About an hour into our hike, we came across evidence of another attack launched from Manchuria: a large gap in the wall, partly claimed by brush, that had been made by a cannonball in 1933. In the run-up to World War II, Japanese invaders marched down from their base in Manchuria, hoping to expand their territory, and the old wall proved useful once more — allowing the Chinese to hold them off temporarily. I had read somewhere beforehand that this battle was the last time the wall had been used for military purposes, but what we came across next belied that assertion.
In a watchtower, over a simple picnic lunch of bread, bananas, sausage and a Chinese version of Lay’s potato chips, Joe told us we were coming to a forbidden section: a part of the wall we couldn’t walk on because it was still used today as the northern boundary of an army compound. Along the top of a two-mile stretch of wall, timeworn brick met shiny razor wire. In the distance, Joe pointed out a modern concrete watchtower, woefully artless compared with its ancient counterparts. Joe said that the base’s purpose was a mystery, but guessed it was an ammunition depot. I later read that it could be an outpost for military exercises.

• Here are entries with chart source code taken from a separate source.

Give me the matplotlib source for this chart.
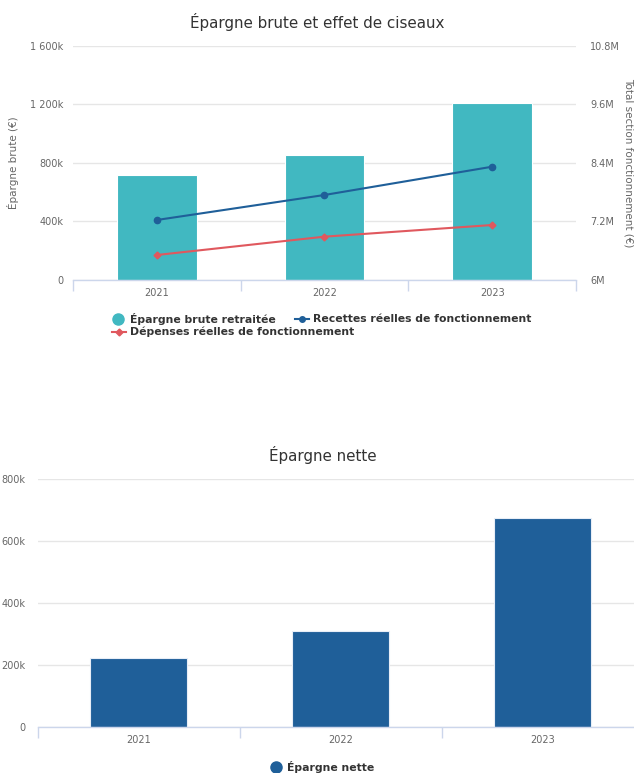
import matplotlib
matplotlib.use("Agg")
import matplotlib.pyplot as plt
from matplotlib.lines import Line2D
from matplotlib.ticker import FixedLocator

# ---------------- data ----------------
years = ["2021", "2022", "2023"]
epargne_brute = [715000, 853000, 1208000]
recettes = [7231000, 7744000, 8324000]
depenses = [6513000, 6889000, 7128000]
epargne_nette = [221000, 310000, 673000]

left_ticks = [0, 400000, 800000, 1200000, 1600000]
left_labels = ["0", "400k", "800k", "1 200k", "1 600k"]
right_ticks = [6000000, 7200000, 8400000, 9600000, 10800000]
right_labels = ["6M", "7.2M", "8.4M", "9.6M", "10.8M"]
bottom_ticks = [0, 200000, 400000, 600000, 800000]
bottom_labels = ["0", "200k", "400k", "600k", "800k"]

# ---------------- style ----------------
TEAL = "#41B8C1"
BLUE = "#1F5F99"
RED = "#E0585E"
GRID = "#E6E6E6"
AXIS = "#CCD6EB"
TICKC = "#666666"
TITLEC = "#333333"

W, H = 634, 773
fig = plt.figure(figsize=(W / 100, H / 100), dpi=100)
fig.patch.set_facecolor("white")


def px_axes(x0, y_top, x1, y_bottom):
    return fig.add_axes([x0 / W, 1 - y_bottom / H, (x1 - x0) / W, (y_bottom - y_top) / H])


def fx(px):
    return px / W


def fy(py):
    return 1 - py / H


def style_cat_axis(ax):
    n = len(years)
    ax.set_xlim(-0.5, n - 0.5)
    ax.set_xticks(range(n))
    ax.set_xticklabels(years, fontsize=7, color=TICKC)
    ax.tick_params(axis="x", which="major", length=0, pad=6)
    ax.xaxis.set_minor_locator(FixedLocator([i - 0.5 for i in range(n + 1)]))
    ax.tick_params(axis="x", which="minor", length=8, color=AXIS, width=1)
    for s in ["top", "right", "left"]:
        ax.spines[s].set_visible(False)
    ax.spines["bottom"].set_color(AXIS)
    ax.spines["bottom"].set_linewidth(1)
    ax.yaxis.grid(True, color=GRID, linewidth=1)
    ax.set_axisbelow(True)
    ax.tick_params(axis="y", length=0, labelsize=7, labelcolor=TICKC, pad=7)


def legend_item(kind, color, xm, y, text, tx):
    if kind == "circle":
        fig.add_artist(Line2D([fx(xm)], [fy(y)], transform=fig.transFigure, linestyle="none",
                              marker="o", markersize=8, color=color))
    else:
        fig.add_artist(Line2D([fx(xm - 7), fx(xm + 7)], [fy(y), fy(y)], transform=fig.transFigure,
                              color=color, linewidth=1.5))
        fig.add_artist(Line2D([fx(xm)], [fy(y)], transform=fig.transFigure, linestyle="none",
                              marker=kind, markersize=4 if kind == "o" else 3.5, color=color))
    fig.text(fx(tx), fy(y), text, ha="left", va="center", fontsize=7.8, fontweight="bold",
             color=TITLEC)


# ---------------- top chart ----------------
ax1 = px_axes(73, 46, 576, 280)
x = list(range(len(years)))
ax1.bar(x, epargne_brute, width=0.475, color=TEAL, edgecolor="white", linewidth=0.8, zorder=2)
ax1.set_ylim(0, 1600000)
ax1.set_yticks(left_ticks)
ax1.set_yticklabels(left_labels)
style_cat_axis(ax1)
ax1.set_ylabel("Épargne brute (€)", fontsize=7.5, color=TICKC)
ax1.yaxis.set_label_coords((18.5 - 73) / 503, 0.5)

ax2 = ax1.twinx()
ax2.set_ylim(6000000, 10800000)
ax2.set_yticks(right_ticks)
ax2.set_yticklabels(right_labels)
for s in ["top", "right", "left", "bottom"]:
    ax2.spines[s].set_visible(False)
ax2.tick_params(axis="y", length=0, labelsize=7, labelcolor=TICKC, pad=10)
ax2.plot(x, recettes, color=BLUE, linewidth=1.5, marker="o", markersize=4.5, zorder=4)
ax2.plot(x, depenses, color=RED, linewidth=1.5, marker="D", markersize=3.5, zorder=4)
ax2.set_ylabel("Total section fonctionnement (€)", fontsize=7.5, color=TICKC, rotation=-90,
               va="center")
ax2.yaxis.set_label_coords((628.5 - 73) / 503, 0.5)

fig.text(0.5, fy(22), "Épargne brute et effet de ciseaux", ha="center", va="center",
         fontsize=10.9, color=TITLEC)

legend_item("circle", TEAL, 118, 319, "Épargne brute retraitée", 130)
legend_item("o", BLUE, 301.5, 319, "Recettes réelles de fonctionnement", 313)
legend_item("D", RED, 118.5, 332, "Dépenses réelles de fonctionnement", 130)

# ---------------- bottom chart ----------------
ax3 = px_axes(37.7, 479, 643.7, 727)
ax3.bar(x, epargne_nette, width=0.48, color=BLUE, edgecolor="#E8EEF7", linewidth=0.8, zorder=2)
ax3.set_ylim(0, 800000)
ax3.set_yticks(bottom_ticks)
ax3.set_yticklabels(bottom_labels)
style_cat_axis(ax3)
ax3.tick_params(axis="y", pad=9)

fig.text(fx(323), fy(455), "Épargne nette", ha="center", va="center",
         fontsize=10.9, color=TITLEC)

legend_item("circle", BLUE, 275.5, 767, "Épargne nette", 287)

fig.savefig("out.png", dpi=100, facecolor="white")
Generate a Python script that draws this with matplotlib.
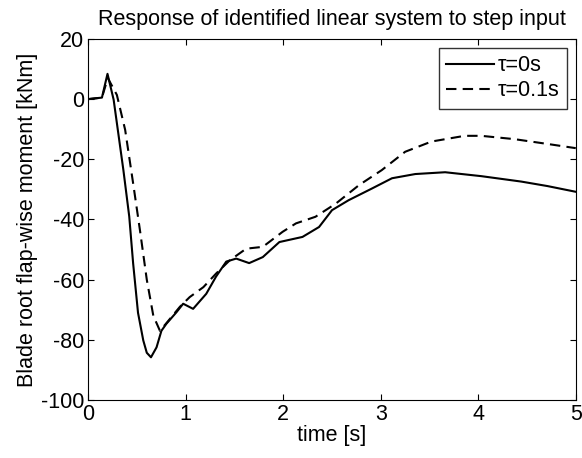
import matplotlib
matplotlib.use("Agg")
import matplotlib.pyplot as plt

plt.rcParams['font.family'] = ['Liberation Sans', 'DejaVu Sans']
plt.rcParams['axes.unicode_minus'] = False

t_solid = [0.0, 0.14, 0.197, 0.26, 0.36, 0.42, 0.46, 0.51, 0.564, 0.60, 0.643, 0.70, 0.75, 0.80,
           0.905, 0.973, 1.075, 1.21, 1.31, 1.415, 1.517, 1.65, 1.79, 1.96, 2.197, 2.367,
           2.5, 2.67, 2.91, 3.115, 3.354, 3.66, 4.03, 4.44, 4.71, 5.0]
y_solid = [0.0, 0.5, 8.4, -0.2, -23.6, -39.0, -54.6, -71.0, -80.2, -84.3, -85.8, -82.5, -77.0, -74.7,
           -70.8, -68.0, -69.7, -64.7, -59.0, -54.0, -53.0, -54.5, -52.5, -47.5, -45.8, -42.5,
           -36.9, -33.6, -29.7, -26.3, -24.9, -24.3, -25.6, -27.4, -28.9, -30.8]

t_dash = [0.0, 0.14, 0.2, 0.293, 0.378, 0.46, 0.53, 0.6, 0.667, 0.735, 0.80, 0.94, 1.04,
          1.18, 1.31, 1.45, 1.62, 1.79, 1.993, 2.13, 2.33, 2.54, 2.776, 3.01, 3.25, 3.52,
          3.86, 4.03, 4.37, 4.71, 5.0]
y_dash = [0.0, 0.5, 7.0, 1.4, -10.2, -28.0, -43.6, -60.0, -72.0, -77.0, -74.5, -69.0, -65.8,
          -62.5, -58.0, -53.6, -49.7, -49.1, -44.1, -41.3, -39.1, -34.7, -28.6, -23.6, -17.5,
          -14.1, -12.2, -12.2, -13.3, -14.9, -16.3]

labels = ['τ=0s', 'τ=0.1s']

fig = plt.figure(figsize=(5.82, 4.58), dpi=100)
ax = fig.add_axes([0.1517, 0.1266, 0.8376, 0.7884])
ax.plot(t_solid, y_solid, 'k-', lw=1.5, label=labels[0])
ax.plot(t_dash, y_dash, 'k--', lw=1.5, label=labels[1], dashes=(5, 3))
ax.set_xlim(0, 5)
ax.set_ylim(-100, 20)
ax.set_xticks([0, 1, 2, 3, 4, 5])
ax.set_yticks([-100, -80, -60, -40, -20, 0, 20])
ax.tick_params(direction='in', top=True, right=True, labelsize=15.5, length=4, pad=3)
ax.set_xlabel('time [s]', fontsize=15.5, labelpad=0)
ax.set_ylabel('Blade root flap-wise moment [kNm]', fontsize=15.5, labelpad=2)
ax.set_title('Response of identified linear system to step input', fontsize=15.5, pad=10)
leg = ax.legend(loc='upper right', fontsize=15.5, frameon=True, fancybox=False,
                edgecolor='black', handlelength=2.2, borderaxespad=0.4,
                handletextpad=0.2, labelspacing=0.2, borderpad=0.35)
leg.get_frame().set_linewidth(1.0)
fig.savefig('out.png', dpi=100)
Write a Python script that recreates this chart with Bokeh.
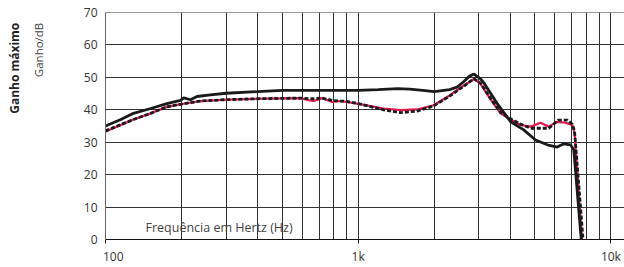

But no matter what goes on at the base, we hiked the next 90 minutes in the brush below the wall to avoid it — passing by farmers’ cornfields, pear trees and irrigation canals, by old cottages surrounded by bluebells and tiger lilies. Then we spent the rest of the day back on top, not getting down again until we came to Jinshanling, which means Gold Mountain Ridge, having seen only two other groups of hikers the entire day. The stretch of wall in Jinshanling has a wonderful variety of architectural styles and has been restored to what it might have looked like 500 years ago — at once elegant and forbidding.